La trama del mio film si basa sul concetto di rapidità e si rifa alla nota “bomb theory” di Alfred Hitchcock. Supponiamo che sotto il tavolo che ci separa ci sia una bomba. Non succede nulla e poi, all’improvviso, “Boom!”. C’è un’esplosione. Il pubblico è sorpreso, ma prima di questa sorpresa ha assistito a una scena di una conversazione ordinaria. In questo caso si tratta di quindici secondi di sorpresa. Grazie alla suspance, la stessa innocua conversazione diventa affascinante. Il modo in cui s’intrecciano gli eventi cambia. Questa volta la bomba è sotto il tavolo e il pubblico lo sa, probabilmente perché ha visto l’anarchico posizionarla. Il film è architettato secondo lo stesso stratagemma, in cui i personaggi si dividono tra quelli che sanno dell’accaduto e quelli che invece ne sono ignari».

Un regista o direttore della fotografia che ammiri particolarmente?
«Se dovessi scegliere un regista che apprezzo moltissimo, sceglierei Sergio Leone. Adoro il suo modo di comporre la scena e non aver paura di essere vicino e di essere sporco. Mi ha sempre affascinato la sua poetica vera, reale e allo stesso tempo teatrale.
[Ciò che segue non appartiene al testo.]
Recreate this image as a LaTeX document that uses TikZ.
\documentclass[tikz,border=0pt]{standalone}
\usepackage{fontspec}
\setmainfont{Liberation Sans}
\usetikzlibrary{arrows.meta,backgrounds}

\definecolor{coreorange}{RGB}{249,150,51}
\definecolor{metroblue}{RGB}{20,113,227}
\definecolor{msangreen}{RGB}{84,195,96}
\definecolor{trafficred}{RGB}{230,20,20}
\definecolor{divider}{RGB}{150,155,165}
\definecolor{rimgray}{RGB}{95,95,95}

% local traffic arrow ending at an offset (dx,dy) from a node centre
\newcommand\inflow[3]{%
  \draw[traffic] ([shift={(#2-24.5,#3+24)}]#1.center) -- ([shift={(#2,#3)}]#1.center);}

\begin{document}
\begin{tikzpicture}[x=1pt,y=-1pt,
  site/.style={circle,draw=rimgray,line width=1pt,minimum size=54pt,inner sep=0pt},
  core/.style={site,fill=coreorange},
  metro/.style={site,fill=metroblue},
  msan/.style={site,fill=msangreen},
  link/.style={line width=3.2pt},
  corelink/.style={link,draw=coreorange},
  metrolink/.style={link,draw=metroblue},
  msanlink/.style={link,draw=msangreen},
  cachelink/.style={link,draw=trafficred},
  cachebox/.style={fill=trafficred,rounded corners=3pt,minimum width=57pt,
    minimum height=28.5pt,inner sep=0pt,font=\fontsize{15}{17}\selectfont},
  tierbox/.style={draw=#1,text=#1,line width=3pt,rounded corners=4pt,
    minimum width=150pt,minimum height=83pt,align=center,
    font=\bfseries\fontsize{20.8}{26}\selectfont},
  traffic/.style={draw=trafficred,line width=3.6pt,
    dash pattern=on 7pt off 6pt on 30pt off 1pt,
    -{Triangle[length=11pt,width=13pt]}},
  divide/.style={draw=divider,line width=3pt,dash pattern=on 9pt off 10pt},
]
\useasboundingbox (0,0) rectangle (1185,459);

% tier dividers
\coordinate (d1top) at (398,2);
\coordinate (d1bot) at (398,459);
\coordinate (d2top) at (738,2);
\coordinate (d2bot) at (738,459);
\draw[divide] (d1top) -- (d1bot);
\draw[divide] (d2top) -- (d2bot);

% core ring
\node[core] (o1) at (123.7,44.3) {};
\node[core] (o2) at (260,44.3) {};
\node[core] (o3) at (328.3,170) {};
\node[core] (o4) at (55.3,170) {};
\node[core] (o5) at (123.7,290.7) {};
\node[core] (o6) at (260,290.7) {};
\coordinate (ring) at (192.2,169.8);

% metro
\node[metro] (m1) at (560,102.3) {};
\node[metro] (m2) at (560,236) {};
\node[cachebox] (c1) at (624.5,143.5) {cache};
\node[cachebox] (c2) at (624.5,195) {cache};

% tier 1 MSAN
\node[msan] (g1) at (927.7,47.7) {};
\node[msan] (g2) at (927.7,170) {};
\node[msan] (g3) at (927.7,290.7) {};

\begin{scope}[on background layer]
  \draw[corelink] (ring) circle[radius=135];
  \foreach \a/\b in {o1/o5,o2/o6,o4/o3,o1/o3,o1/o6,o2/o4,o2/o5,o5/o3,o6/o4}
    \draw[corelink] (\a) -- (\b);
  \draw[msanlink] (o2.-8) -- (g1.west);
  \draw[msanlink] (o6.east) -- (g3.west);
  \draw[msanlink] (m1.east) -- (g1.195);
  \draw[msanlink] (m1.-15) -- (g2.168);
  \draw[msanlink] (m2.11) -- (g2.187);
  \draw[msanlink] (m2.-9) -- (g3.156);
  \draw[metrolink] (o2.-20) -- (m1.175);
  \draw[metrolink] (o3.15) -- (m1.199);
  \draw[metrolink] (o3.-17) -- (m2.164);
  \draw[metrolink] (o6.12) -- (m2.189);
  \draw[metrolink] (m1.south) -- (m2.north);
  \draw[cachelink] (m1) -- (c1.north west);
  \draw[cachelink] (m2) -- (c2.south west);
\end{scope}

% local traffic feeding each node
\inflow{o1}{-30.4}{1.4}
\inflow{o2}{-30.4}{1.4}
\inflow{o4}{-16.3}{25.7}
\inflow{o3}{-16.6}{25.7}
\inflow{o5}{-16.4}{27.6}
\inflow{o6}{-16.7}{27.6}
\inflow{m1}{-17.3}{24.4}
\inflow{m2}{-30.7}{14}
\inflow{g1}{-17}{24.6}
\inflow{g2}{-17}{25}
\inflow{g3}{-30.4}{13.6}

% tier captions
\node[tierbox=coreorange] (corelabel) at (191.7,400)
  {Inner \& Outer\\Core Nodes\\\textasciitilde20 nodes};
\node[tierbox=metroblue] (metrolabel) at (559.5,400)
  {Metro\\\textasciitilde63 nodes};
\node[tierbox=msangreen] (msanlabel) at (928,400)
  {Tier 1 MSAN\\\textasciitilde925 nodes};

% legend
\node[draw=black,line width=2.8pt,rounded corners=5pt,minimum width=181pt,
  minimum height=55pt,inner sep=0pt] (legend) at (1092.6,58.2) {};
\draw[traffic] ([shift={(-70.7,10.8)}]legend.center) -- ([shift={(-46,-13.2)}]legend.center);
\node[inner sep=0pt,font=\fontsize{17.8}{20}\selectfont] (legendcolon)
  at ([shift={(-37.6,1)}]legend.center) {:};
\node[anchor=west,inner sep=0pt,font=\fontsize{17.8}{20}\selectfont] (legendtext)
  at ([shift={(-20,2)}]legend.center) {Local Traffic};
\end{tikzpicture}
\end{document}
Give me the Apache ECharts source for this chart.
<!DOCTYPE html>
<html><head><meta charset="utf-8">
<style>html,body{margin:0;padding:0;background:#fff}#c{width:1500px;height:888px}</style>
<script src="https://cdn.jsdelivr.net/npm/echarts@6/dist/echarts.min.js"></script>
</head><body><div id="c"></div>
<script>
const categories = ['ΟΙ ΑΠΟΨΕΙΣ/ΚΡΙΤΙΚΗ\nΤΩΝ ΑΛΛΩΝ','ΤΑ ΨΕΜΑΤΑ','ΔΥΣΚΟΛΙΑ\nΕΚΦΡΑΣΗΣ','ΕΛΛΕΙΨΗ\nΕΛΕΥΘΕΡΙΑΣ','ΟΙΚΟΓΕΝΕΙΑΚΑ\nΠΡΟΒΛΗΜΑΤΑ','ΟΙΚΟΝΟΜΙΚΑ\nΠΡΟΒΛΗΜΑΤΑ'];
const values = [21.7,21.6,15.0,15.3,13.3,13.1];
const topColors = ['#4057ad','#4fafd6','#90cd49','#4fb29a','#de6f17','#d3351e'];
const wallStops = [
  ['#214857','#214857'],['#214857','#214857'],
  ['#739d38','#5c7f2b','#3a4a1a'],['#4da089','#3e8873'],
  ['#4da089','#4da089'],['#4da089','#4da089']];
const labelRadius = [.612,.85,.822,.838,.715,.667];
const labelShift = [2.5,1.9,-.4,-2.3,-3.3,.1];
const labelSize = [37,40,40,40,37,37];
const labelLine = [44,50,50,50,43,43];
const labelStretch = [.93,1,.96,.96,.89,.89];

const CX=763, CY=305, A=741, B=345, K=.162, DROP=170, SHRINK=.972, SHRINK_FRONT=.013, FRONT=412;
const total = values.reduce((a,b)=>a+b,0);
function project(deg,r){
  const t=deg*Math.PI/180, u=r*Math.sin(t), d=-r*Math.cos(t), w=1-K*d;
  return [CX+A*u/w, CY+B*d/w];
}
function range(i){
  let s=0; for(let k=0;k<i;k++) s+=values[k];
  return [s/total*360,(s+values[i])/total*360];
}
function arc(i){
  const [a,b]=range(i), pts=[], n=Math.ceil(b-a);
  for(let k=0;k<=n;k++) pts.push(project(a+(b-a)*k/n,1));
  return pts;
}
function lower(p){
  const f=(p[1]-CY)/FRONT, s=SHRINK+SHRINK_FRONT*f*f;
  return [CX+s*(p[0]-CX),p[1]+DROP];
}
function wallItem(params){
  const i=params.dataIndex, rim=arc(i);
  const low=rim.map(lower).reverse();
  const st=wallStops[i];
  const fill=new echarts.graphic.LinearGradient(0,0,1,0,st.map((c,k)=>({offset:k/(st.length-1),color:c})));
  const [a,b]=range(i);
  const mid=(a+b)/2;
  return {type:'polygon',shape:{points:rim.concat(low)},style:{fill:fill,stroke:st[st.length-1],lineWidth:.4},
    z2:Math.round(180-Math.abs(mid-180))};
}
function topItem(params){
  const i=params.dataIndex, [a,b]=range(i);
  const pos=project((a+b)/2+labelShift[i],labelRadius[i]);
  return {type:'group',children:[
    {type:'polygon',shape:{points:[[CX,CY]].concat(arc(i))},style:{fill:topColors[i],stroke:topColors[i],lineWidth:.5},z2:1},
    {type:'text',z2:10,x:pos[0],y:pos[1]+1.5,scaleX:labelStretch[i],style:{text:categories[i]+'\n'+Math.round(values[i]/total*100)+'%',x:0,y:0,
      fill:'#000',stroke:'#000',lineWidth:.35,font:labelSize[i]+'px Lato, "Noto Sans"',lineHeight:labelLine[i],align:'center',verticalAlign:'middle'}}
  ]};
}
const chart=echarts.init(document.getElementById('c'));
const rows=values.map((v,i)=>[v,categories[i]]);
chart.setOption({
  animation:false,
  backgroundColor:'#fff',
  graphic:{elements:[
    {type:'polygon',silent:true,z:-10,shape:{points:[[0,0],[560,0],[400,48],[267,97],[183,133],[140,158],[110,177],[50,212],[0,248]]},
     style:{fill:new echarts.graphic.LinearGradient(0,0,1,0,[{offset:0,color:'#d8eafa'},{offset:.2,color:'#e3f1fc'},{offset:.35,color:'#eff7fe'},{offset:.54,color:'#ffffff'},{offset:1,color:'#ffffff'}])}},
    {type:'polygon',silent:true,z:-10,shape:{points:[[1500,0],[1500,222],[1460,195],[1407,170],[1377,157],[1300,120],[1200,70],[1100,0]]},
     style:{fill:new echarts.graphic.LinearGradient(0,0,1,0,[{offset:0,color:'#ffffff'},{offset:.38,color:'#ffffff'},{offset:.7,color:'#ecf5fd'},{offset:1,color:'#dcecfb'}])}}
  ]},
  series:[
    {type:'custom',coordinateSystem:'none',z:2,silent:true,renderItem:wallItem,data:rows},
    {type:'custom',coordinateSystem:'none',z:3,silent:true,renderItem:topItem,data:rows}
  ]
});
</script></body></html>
Mentre un direttore della fotografia che mi ha ispirato è sicuramente Roger Deakins. È un maestro per me. Grazie alla sua fotografia minimalista sottrae il buio e mette la luce dove serve, e non lavora nel senso opposto come in troppi fanno, erroneamente. Creare l’immagine usando il minimo indispensabile della luce è la chiave per una fotografia efficace ed evocativa. Ci sto lavorando».